*What is needed:*
Transcribe the material from its first line onward, ending with the line that contains "from matplotlib.patches import Rectangle" and adding nothing beyond it.
* Start Data block *
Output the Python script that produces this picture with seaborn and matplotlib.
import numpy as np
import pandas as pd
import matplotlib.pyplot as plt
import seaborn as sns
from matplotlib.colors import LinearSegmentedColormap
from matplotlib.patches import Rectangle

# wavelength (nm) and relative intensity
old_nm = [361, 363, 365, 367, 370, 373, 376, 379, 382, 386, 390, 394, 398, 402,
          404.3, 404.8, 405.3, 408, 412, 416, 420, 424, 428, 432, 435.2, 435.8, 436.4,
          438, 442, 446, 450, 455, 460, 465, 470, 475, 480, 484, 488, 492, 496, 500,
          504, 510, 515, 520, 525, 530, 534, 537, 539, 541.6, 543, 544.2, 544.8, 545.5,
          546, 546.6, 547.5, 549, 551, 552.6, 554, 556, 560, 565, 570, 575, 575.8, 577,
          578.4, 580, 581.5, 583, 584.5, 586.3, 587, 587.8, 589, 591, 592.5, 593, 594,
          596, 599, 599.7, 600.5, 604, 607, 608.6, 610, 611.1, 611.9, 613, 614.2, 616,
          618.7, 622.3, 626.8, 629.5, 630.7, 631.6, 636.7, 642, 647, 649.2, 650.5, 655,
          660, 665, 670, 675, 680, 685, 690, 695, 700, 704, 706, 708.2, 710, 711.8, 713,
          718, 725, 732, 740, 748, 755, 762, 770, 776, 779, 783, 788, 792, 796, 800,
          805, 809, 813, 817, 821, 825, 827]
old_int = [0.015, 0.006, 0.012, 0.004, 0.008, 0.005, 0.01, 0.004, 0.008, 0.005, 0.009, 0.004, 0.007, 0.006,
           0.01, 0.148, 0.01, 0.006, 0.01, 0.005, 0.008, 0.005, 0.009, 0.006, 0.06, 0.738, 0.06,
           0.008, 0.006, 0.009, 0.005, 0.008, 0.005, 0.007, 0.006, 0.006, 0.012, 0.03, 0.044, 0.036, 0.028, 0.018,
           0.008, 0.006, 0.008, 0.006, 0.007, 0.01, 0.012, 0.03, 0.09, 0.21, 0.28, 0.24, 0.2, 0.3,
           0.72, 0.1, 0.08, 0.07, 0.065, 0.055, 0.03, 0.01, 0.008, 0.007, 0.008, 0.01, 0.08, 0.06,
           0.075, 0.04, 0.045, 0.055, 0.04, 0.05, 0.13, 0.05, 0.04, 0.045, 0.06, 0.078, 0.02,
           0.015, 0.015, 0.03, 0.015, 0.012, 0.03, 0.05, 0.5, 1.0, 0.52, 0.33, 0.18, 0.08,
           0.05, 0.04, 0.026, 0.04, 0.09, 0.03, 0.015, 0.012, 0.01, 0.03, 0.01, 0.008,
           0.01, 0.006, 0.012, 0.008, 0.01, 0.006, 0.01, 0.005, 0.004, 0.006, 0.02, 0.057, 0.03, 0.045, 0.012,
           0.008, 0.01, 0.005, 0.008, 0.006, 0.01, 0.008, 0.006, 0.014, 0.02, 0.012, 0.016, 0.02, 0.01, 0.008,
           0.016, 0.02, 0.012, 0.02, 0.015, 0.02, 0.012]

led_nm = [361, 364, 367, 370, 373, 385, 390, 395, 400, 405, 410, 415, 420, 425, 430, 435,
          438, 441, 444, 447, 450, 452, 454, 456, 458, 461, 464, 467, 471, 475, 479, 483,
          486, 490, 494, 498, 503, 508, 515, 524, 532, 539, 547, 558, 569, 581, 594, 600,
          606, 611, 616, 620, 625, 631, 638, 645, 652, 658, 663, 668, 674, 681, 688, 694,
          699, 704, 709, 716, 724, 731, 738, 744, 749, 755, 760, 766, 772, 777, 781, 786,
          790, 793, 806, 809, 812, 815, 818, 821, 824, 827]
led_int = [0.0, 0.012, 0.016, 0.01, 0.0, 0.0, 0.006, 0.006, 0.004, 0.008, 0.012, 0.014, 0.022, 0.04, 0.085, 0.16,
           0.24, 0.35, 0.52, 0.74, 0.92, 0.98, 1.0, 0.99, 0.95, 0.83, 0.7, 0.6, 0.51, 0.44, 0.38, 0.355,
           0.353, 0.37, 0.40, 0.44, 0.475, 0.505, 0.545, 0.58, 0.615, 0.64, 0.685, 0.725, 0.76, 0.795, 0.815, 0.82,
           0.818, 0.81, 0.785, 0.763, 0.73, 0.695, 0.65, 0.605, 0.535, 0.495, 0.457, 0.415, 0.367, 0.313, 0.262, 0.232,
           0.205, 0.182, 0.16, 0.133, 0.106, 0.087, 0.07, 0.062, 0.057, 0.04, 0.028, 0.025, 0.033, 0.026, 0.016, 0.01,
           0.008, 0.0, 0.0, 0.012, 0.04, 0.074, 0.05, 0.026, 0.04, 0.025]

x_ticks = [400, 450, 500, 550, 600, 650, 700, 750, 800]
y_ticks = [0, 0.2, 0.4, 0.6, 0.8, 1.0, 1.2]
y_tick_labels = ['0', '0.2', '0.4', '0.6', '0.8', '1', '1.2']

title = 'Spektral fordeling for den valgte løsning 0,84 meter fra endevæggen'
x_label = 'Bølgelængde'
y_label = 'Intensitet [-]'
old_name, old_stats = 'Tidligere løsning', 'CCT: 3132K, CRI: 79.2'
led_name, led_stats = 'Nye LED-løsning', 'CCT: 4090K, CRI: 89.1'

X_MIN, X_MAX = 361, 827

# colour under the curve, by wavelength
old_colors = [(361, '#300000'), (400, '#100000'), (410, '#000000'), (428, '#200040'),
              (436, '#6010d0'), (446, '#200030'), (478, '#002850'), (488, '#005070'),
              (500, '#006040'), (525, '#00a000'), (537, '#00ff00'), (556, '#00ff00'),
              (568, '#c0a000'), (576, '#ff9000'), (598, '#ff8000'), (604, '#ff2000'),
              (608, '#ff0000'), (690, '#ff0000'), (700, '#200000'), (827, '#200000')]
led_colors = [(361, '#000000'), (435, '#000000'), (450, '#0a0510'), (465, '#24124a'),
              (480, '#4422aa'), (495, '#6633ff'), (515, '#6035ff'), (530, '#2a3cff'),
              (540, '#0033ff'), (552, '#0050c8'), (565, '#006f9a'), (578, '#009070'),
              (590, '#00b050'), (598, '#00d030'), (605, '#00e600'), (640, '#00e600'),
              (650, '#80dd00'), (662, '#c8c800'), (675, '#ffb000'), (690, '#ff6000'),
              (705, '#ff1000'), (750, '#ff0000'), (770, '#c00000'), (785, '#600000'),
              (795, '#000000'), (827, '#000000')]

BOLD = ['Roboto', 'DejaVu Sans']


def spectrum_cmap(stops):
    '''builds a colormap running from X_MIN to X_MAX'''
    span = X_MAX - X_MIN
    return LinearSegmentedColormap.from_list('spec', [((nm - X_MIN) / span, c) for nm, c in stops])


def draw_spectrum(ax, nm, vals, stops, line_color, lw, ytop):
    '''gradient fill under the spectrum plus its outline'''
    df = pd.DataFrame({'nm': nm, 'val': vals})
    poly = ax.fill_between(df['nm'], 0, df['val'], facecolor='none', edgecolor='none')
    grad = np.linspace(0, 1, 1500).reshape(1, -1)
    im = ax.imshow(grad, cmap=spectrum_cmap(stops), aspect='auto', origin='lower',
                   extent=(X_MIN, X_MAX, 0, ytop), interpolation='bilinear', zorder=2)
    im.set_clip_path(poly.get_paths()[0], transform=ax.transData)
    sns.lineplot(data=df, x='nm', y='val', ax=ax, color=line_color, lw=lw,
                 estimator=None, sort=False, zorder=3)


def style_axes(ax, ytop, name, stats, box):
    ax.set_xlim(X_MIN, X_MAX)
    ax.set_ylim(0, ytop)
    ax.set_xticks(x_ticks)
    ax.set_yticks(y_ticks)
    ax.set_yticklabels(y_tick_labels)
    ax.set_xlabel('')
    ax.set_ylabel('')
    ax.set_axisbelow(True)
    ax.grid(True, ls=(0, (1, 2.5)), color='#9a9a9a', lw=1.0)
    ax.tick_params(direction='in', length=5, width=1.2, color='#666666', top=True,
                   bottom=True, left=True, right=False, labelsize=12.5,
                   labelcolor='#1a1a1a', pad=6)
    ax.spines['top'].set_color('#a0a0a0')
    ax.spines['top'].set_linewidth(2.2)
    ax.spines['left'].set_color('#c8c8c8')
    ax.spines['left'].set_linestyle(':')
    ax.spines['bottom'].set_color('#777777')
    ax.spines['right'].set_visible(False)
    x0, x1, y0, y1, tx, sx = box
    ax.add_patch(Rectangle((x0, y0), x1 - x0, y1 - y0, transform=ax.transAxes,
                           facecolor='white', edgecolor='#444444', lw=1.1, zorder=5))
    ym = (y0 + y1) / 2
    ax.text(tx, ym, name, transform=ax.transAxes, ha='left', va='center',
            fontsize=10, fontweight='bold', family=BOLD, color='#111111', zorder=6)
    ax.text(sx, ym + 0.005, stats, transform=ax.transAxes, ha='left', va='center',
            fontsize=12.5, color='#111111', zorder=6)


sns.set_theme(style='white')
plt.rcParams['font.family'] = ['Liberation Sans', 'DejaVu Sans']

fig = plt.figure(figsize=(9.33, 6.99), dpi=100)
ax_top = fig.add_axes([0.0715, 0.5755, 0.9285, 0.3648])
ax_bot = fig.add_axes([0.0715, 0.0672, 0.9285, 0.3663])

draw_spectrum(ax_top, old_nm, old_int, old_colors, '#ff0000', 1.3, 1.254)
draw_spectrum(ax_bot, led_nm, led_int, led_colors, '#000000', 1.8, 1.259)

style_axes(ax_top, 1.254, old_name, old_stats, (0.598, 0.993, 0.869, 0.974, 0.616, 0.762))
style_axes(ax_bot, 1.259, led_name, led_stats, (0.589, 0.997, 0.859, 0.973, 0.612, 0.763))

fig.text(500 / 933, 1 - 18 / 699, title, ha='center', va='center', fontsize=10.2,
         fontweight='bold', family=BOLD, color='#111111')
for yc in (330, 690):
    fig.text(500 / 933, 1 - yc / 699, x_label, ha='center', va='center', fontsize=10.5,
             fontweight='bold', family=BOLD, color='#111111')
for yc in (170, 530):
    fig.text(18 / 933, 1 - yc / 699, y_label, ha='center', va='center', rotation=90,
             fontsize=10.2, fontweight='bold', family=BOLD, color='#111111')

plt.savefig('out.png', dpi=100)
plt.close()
* End Data block *
*Answer for the task:*
Output the Python script that produces this picture with seaborn and matplotlib.
import numpy as np
import pandas as pd
import matplotlib.pyplot as plt
import seaborn as sns
from matplotlib.colors import LinearSegmentedColormap
from matplotlib.patches import Rectangle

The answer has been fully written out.